### Goal of the exercise
Emit the entire listing verbatim.

..........

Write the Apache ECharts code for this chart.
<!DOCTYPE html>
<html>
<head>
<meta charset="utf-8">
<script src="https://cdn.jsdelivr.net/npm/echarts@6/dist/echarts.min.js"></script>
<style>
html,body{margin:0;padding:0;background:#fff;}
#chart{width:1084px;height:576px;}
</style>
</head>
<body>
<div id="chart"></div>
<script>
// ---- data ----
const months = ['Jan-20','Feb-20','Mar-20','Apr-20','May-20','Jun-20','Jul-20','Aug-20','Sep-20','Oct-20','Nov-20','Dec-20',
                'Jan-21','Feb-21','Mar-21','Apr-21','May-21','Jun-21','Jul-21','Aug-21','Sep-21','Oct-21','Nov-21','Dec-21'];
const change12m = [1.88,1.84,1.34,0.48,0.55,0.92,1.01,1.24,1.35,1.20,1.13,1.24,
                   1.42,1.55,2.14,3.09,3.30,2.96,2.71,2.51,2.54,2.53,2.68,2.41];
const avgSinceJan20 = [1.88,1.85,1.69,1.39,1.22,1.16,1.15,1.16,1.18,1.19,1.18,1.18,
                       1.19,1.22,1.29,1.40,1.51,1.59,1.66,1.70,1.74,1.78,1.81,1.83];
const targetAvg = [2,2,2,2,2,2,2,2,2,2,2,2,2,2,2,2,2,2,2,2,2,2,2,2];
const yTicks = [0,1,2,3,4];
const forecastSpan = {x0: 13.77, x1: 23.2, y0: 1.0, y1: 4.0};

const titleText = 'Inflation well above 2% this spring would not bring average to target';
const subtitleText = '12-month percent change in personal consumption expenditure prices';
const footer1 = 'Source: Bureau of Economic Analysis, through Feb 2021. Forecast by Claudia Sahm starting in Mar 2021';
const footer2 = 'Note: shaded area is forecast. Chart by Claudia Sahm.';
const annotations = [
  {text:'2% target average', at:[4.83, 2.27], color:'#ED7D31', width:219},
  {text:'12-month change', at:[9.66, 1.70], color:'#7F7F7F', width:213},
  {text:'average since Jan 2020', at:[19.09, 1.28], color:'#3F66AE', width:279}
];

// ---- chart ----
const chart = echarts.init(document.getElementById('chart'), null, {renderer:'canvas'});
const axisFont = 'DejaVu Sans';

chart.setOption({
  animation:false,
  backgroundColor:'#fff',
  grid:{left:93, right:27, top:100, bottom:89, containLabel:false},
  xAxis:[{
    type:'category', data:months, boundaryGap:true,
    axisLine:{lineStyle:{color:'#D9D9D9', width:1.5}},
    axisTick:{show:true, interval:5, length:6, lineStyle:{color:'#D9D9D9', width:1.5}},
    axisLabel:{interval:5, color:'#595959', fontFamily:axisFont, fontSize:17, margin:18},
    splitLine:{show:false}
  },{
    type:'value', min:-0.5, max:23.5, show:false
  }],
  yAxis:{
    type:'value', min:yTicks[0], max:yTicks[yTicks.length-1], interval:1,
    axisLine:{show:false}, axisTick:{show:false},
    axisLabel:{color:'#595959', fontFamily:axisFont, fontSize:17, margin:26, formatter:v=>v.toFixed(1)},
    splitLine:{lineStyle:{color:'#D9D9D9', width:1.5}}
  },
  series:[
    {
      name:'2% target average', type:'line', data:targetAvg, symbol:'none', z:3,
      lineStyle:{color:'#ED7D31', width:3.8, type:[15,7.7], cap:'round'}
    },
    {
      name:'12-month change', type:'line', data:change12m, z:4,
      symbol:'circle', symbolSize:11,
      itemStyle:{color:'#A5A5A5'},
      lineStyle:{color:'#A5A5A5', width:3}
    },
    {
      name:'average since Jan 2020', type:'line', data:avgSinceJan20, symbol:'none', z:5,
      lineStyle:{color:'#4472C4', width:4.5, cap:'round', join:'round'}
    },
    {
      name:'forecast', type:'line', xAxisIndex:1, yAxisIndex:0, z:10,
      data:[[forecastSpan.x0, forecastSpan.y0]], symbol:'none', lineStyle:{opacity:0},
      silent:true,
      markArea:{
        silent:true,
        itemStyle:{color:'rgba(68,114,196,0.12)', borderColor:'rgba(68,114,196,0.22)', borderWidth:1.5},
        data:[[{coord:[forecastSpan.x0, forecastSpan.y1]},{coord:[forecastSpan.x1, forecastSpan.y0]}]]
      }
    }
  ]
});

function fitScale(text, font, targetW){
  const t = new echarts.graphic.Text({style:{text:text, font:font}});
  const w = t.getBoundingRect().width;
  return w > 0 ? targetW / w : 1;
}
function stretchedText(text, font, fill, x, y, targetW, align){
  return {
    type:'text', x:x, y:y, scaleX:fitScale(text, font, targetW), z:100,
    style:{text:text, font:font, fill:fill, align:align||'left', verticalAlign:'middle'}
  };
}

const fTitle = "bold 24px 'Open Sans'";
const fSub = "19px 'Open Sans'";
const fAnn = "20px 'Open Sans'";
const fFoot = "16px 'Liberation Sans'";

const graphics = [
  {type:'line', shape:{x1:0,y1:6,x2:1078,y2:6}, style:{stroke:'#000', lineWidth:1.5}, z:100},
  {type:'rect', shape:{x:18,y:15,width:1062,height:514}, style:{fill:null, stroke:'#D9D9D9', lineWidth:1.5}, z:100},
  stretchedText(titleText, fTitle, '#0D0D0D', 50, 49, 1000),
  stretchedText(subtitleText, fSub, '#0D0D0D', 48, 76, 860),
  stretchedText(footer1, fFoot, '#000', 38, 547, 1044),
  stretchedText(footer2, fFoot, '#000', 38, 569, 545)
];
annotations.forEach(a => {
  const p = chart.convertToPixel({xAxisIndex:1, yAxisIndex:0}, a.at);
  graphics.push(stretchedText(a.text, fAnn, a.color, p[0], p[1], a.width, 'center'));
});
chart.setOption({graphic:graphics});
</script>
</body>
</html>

..........

### Response to this exercise
Write the Apache ECharts code for this chart.
<!DOCTYPE html>
<html>
<head>
<meta charset="utf-8">
<script src="https://cdn.jsdelivr.net/npm/echarts@6/dist/echarts.min.js"></script>
<style>
html,body{margin:0;padding:0;background:#fff;}
#chart{width:1084px;height:576px;}
</style>
</head>
<body>
<div id="chart"></div>
<script>
// ---- data ----
const months = ['Jan-20','Feb-20','Mar-20','Apr-20','May-20','Jun-20','Jul-20','Aug-20','Sep-20','Oct-20','Nov-20','Dec-20',
                'Jan-21','Feb-21','Mar-21','Apr-21','May-21','Jun-21','Jul-21','Aug-21','Sep-21','Oct-21','Nov-21','Dec-21'];
const change12m = [1.88,1.84,1.34,0.48,0.55,0.92,1.01,1.24,1.35,1.20,1.13,1.24,
                   1.42,1.55,2.14,3.09,3.30,2.96,2.71,2.51,2.54,2.53,2.68,2.41];
const avgSinceJan20 = [1.88,1.85,1.69,1.39,1.22,1.16,1.15,1.16,1.18,1.19,1.18,1.18,
                       1.19,1.22,1.29,1.40,1.51,1.59,1.66,1.70,1.74,1.78,1.81,1.83];
const targetAvg = [2,2,2,2,2,2,2,2,2,2,2,2,2,2,2,2,2,2,2,2,2,2,2,2];
const yTicks = [0,1,2,3,4];
const forecastSpan = {x0: 13.77, x1: 23.2, y0: 1.0, y1: 4.0};

const titleText = 'Inflation well above 2% this spring would not bring average to target';
const subtitleText = '12-month percent change in personal consumption expenditure prices';
const footer1 = 'Source: Bureau of Economic Analysis, through Feb 2021. Forecast by Claudia Sahm starting in Mar 2021';
const footer2 = 'Note: shaded area is forecast. Chart by Claudia Sahm.';
const annotations = [
  {text:'2% target average', at:[4.83, 2.27], color:'#ED7D31', width:219},
  {text:'12-month change', at:[9.66, 1.70], color:'#7F7F7F', width:213},
  {text:'average since Jan 2020', at:[19.09, 1.28], color:'#3F66AE', width:279}
];

// ---- chart ----
const chart = echarts.init(document.getElementById('chart'), null, {renderer:'canvas'});
const axisFont = 'DejaVu Sans';

chart.setOption({
  animation:false,
  backgroundColor:'#fff',
  grid:{left:93, right:27, top:100, bottom:89, containLabel:false},
  xAxis:[{
    type:'category', data:months, boundaryGap:true,
    axisLine:{lineStyle:{color:'#D9D9D9', width:1.5}},
    axisTick:{show:true, interval:5, length:6, lineStyle:{color:'#D9D9D9', width:1.5}},
    axisLabel:{interval:5, color:'#595959', fontFamily:axisFont, fontSize:17, margin:18},
    splitLine:{show:false}
  },{
    type:'value', min:-0.5, max:23.5, show:false
  }],
  yAxis:{
    type:'value', min:yTicks[0], max:yTicks[yTicks.length-1], interval:1,
    axisLine:{show:false}, axisTick:{show:false},
    axisLabel:{color:'#595959', fontFamily:axisFont, fontSize:17, margin:26, formatter:v=>v.toFixed(1)},
    splitLine:{lineStyle:{color:'#D9D9D9', width:1.5}}
  },
  series:[
    {
      name:'2% target average', type:'line', data:targetAvg, symbol:'none', z:3,
      lineStyle:{color:'#ED7D31', width:3.8, type:[15,7.7], cap:'round'}
    },
    {
      name:'12-month change', type:'line', data:change12m, z:4,
      symbol:'circle', symbolSize:11,
      itemStyle:{color:'#A5A5A5'},
      lineStyle:{color:'#A5A5A5', width:3}
    },
    {
      name:'average since Jan 2020', type:'line', data:avgSinceJan20, symbol:'none', z:5,
      lineStyle:{color:'#4472C4', width:4.5, cap:'round', join:'round'}
    },
    {
      name:'forecast', type:'line', xAxisIndex:1, yAxisIndex:0, z:10,
      data:[[forecastSpan.x0, forecastSpan.y0]], symbol:'none', lineStyle:{opacity:0},
      silent:true,
      markArea:{
        silent:true,
        itemStyle:{color:'rgba(68,114,196,0.12)', borderColor:'rgba(68,114,196,0.22)', borderWidth:1.5},
        data:[[{coord:[forecastSpan.x0, forecastSpan.y1]},{coord:[forecastSpan.x1, forecastSpan.y0]}]]
      }
    }
  ]
});

function fitScale(text, font, targetW){
  const t = new echarts.graphic.Text({style:{text:text, font:font}});
  const w = t.getBoundingRect().width;
  return w > 0 ? targetW / w : 1;
}
function stretchedText(text, font, fill, x, y, targetW, align){
  return {
    type:'text', x:x, y:y, scaleX:fitScale(text, font, targetW), z:100,
    style:{text:text, font:font, fill:fill, align:align||'left', verticalAlign:'middle'}
  };
}

const fTitle = "bold 24px 'Open Sans'";
const fSub = "19px 'Open Sans'";
const fAnn = "20px 'Open Sans'";
const fFoot = "16px 'Liberation Sans'";

const graphics = [
  {type:'line', shape:{x1:0,y1:6,x2:1078,y2:6}, style:{stroke:'#000', lineWidth:1.5}, z:100},
  {type:'rect', shape:{x:18,y:15,width:1062,height:514}, style:{fill:null, stroke:'#D9D9D9', lineWidth:1.5}, z:100},
  stretchedText(titleText, fTitle, '#0D0D0D', 50, 49, 1000),
  stretchedText(subtitleText, fSub, '#0D0D0D', 48, 76, 860),
  stretchedText(footer1, fFoot, '#000', 38, 547, 1044),
  stretchedText(footer2, fFoot, '#000', 38, 569, 545)
];
annotations.forEach(a => {
  const p = chart.convertToPixel({xAxisIndex:1, yAxisIndex:0}, a.at);
  graphics.push(stretchedText(a.text, fAnn, a.color, p[0], p[1], a.width, 'center'));
});
chart.setOption({graphic:graphics});
</script>
</body>
</html>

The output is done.